Higgs Audio Tokenizer

Check our open-source repository https://github.com/boson-ai/higgs-audio for more details!

We introduce a new discretized audio tokenizer that runs at just 25 frames per second while keeping—or even improving—audio quality compared to tokenizers with twice the bitrate. Our model is the first to train on 24 kHz data covering speech, music, and sound events in one unified system.

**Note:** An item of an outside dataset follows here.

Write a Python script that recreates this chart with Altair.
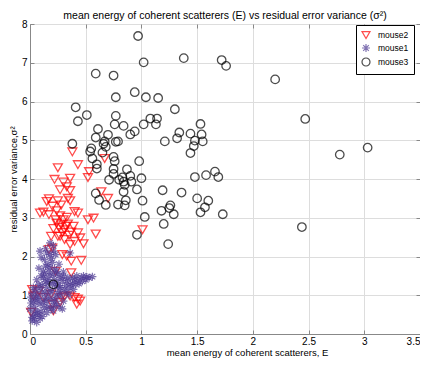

It also uses a simple non-diffusion encoder/decoder for fast, batch inference.

Architecture diagram of the Higgs Audio Tokenizer

Basics of Audio Quantization

An audio signal sampled at $f_{s}$ Hz is first split into frames by an encoder with hop size $M$ , giving a frame rate $f_r = \frac{f_s}{M}\quad\text{(frames/s)}.$ Two common quantizers are:

Residual Vector Quantization (RVQ): $N_{q}$ cascaded vector‑quantizer layers, each with codebook size $N_{cb}$ . When $N_{q}=1$ , it degenerates to ordinary vector quantization.
Finite Scalar Quantization (FSQ): A single-layer scalar quantizer in which every scalar coefficient is independently mapped to one of $N_{cb}$ discrete levels.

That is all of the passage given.